START Given data

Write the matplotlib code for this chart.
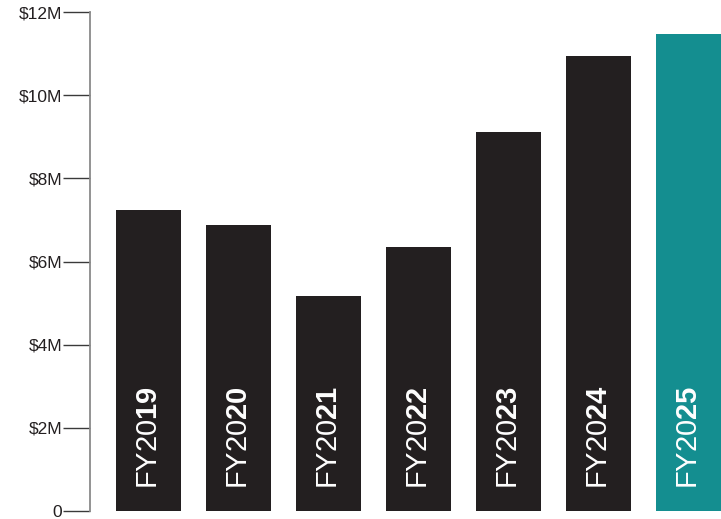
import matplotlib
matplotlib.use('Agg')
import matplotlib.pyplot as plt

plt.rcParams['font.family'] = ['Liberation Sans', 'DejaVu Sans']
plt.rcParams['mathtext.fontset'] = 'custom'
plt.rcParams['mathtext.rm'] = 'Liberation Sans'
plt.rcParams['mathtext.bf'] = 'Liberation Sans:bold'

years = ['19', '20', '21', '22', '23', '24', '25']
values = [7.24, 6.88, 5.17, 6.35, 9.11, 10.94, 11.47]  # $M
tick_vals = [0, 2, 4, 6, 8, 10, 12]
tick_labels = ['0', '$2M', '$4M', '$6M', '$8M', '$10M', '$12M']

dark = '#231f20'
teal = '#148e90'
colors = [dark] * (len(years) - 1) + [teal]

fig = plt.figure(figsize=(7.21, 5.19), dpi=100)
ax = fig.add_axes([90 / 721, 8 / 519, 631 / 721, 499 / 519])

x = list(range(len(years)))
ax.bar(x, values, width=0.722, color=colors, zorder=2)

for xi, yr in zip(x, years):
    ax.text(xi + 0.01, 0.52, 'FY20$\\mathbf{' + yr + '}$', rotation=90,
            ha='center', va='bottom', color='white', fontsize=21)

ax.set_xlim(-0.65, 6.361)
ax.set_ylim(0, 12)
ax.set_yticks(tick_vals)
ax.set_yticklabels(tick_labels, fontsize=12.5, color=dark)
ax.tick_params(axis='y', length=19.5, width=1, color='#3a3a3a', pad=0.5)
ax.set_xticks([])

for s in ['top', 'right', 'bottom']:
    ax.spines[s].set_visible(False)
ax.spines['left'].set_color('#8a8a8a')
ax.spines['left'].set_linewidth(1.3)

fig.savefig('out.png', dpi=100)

END Given data

= Requirements =
Each line in the listing above either holds the string "matplotlib" or does not; state how many do, giving the number only.

= Exercise output =
4